Reconciliation and Social Justice Library
If the Commonwealth is to achieve its objective of social justice for Aboriginal and Torres Strait Islander peoples, it must acknowledge that Indigenous social justice does not end at the seashore around Australia. Aboriginal and Torres Strait Islander peoples belong to the international community of Indigenous peoples. This means that we are entitled to enjoy the rights of Indigenous peoples now being articulated in international forums. 1
The benchmarks set by the international community in the form of international human rights instruments, together with policy reforms in countries which provide better recognition for Indigenous rights form the world's formal and informal standards for policy in relation to Indigenous peoples. Observing these benchmarks and practices is not simply a matter of ensuring that we fufil our international obligations and avoid international criticism, it is also an effective means of improving our own policy approaches and making Australian policy `best practice'.
International Indigenous work, in the form of standard-setting and networking has been going on for several years. Yet until recently Australia has not been as active in this scene as other `first world' countries. Undoubtedly, it is Aboriginal and Torres Strait Islander peoples ourselves who have been the main losers from this relative isolation, but governments too have lost the opportunity to gain valuable insights and examine other policy approaches. In saying this I acknowledge that Indigenous Australians have ourselves not always been sufficiently active in changing the situation. Indigenous individuals, communities, and organisations must also take the initiative to bring international experience and international standards home.
Just one pertinent example concerns the protection of intellectual and cultural property rights. As Aboriginal and Torres Strait Islander peoples struggle to find appropriate mechanisms to protect our knowledge about native plants in the face of pharmaceutical developments and the patenting of products, our Indigenous brothers and sisters confront the very same issue in South America, Africa Asia and elsewhere. The United Nations Working group on Indigenous Populations has commissioned a "Study on the Protection of the Intellectual and Cultural Property of Indigenous Peoples" which provides several examples of ways which Indigenous peoples have found to protect such rights, and to negotiate with non-Indigenous governments and companies to retain some control over the development of products based on their traditional knowledge, and share in profits derived from such development.
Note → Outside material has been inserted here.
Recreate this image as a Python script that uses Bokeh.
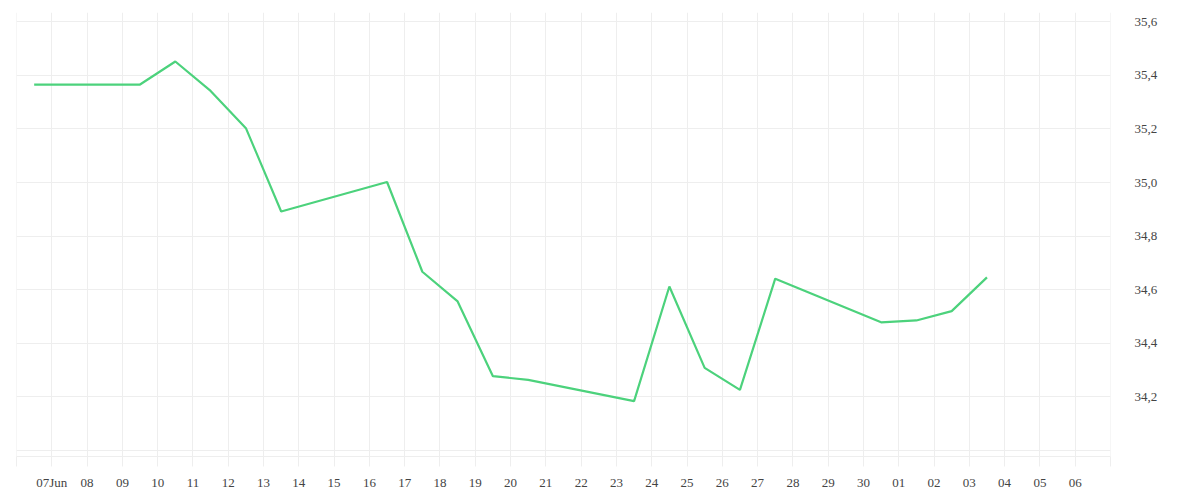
import pandas as pd
from bokeh.plotting import figure
from bokeh.models import FixedTicker, LinearAxis, Range1d, CustomJSTickFormatter
from bokeh.embed import file_html
from bokeh.resources import INLINE

# ---- data ----
dates = ["2025-06-06", "2025-06-09", "2025-06-10", "2025-06-11", "2025-06-12",
         "2025-06-13", "2025-06-16", "2025-06-17", "2025-06-18", "2025-06-19",
         "2025-06-20", "2025-06-23", "2025-06-24", "2025-06-25", "2025-06-26",
         "2025-06-27", "2025-06-30", "2025-07-01", "2025-07-02", "2025-07-03"]
values = [35.366, 35.366, 35.452, 35.342, 35.203,
          34.892, 35.002, 34.667, 34.556, 34.277,
          34.263, 34.184, 34.612, 34.308, 34.226,
          34.641, 34.478, 34.485, 34.520, 34.646]

tick_days = pd.date_range("2025-06-06", "2025-07-07", freq="D")
tick_labels = ["", "07Jun", "08", "09", "10", "11", "12", "13", "14", "15", "16",
               "17", "18", "19", "20", "21", "22", "23", "24", "25", "26", "27",
               "28", "29", "30", "01", "02", "03", "04", "05", "06", ""]
y_grid_ticks = [34.0, 34.2, 34.4, 34.6, 34.8, 35.0, 35.2, 35.4, 35.6]
y_label_ticks = [34.2, 34.4, 34.6, 34.8, 35.0, 35.2, 35.4, 35.6]

# ---- build ----
x = pd.to_datetime(dates) + pd.Timedelta(hours=12)
tick_ms = [float(t.value // 10**6) for t in tick_days]

FONT = "Liberation Serif"
GRID = "#eeeeee"
TEXT = "#444444"

p = figure(width=1184, height=492, x_axis_type="datetime",
           output_backend="svg", toolbar_location=None,
           y_axis_location=None,
           x_range=Range1d(tick_ms[0] - 60000, tick_ms[-1] + 60000),
           y_range=Range1d(33.977, 35.635),
           min_border_left=16, min_border_top=12,
           min_border_right=74, min_border_bottom=34)
p.outline_line_color = None
p.background_fill_color = "white"
p.border_fill_color = "white"

p.line(x, values, line_color="#4cd27c", line_width=2.2)

# x axis
xa = p.xaxis[0]
xa.ticker = FixedTicker(ticks=tick_ms)
xa.major_label_overrides = {t: l for t, l in zip(tick_ms, tick_labels)}
xa.axis_line_color = GRID
xa.major_tick_line_color = GRID
xa.major_tick_out = 10
xa.major_tick_in = 0
xa.minor_tick_line_color = None
xa.major_label_standoff = 8
xa.major_label_text_font = FONT
xa.major_label_text_font_size = "13px"
xa.major_label_text_color = TEXT

# right y axis
ya = LinearAxis(ticker=FixedTicker(ticks=y_label_ticks),
                formatter=CustomJSTickFormatter(code="return tick.toFixed(1).replace('.', ',');"))
ya.axis_line_color = None
ya.major_tick_line_color = None
ya.minor_tick_line_color = None
ya.major_label_standoff = 18
ya.major_label_text_font = FONT
ya.major_label_text_font_size = "13px"
ya.major_label_text_color = TEXT
p.add_layout(ya, "right")

p.xgrid.ticker = FixedTicker(ticks=tick_ms)
p.xgrid.grid_line_color = GRID
p.ygrid.ticker = FixedTicker(ticks=y_grid_ticks)
p.ygrid.grid_line_color = GRID

with open("out.html", "w") as f:
    f.write(file_html(p, INLINE))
Indigenous peoples throughout the world have contemporary grievances and all have suffered dispossession of territory, denigration of culture, marginalisation, assimilation, and social ills. In many countries today the lives of Indigenous people are at risk from brutal governments and brutal colonisers. If we were to dwell only on the many problems remaining, we would be immobilised by despair. What we must do instead is build on positive measures which have begun to emerge in some countries. Nobody would suggest that any country has solved Indigenous problems, but at least there are examples now appearing of general policies, specific initiatives, or unforeseen outcomes which return self-worth and decision-making to peoples previously marginalised.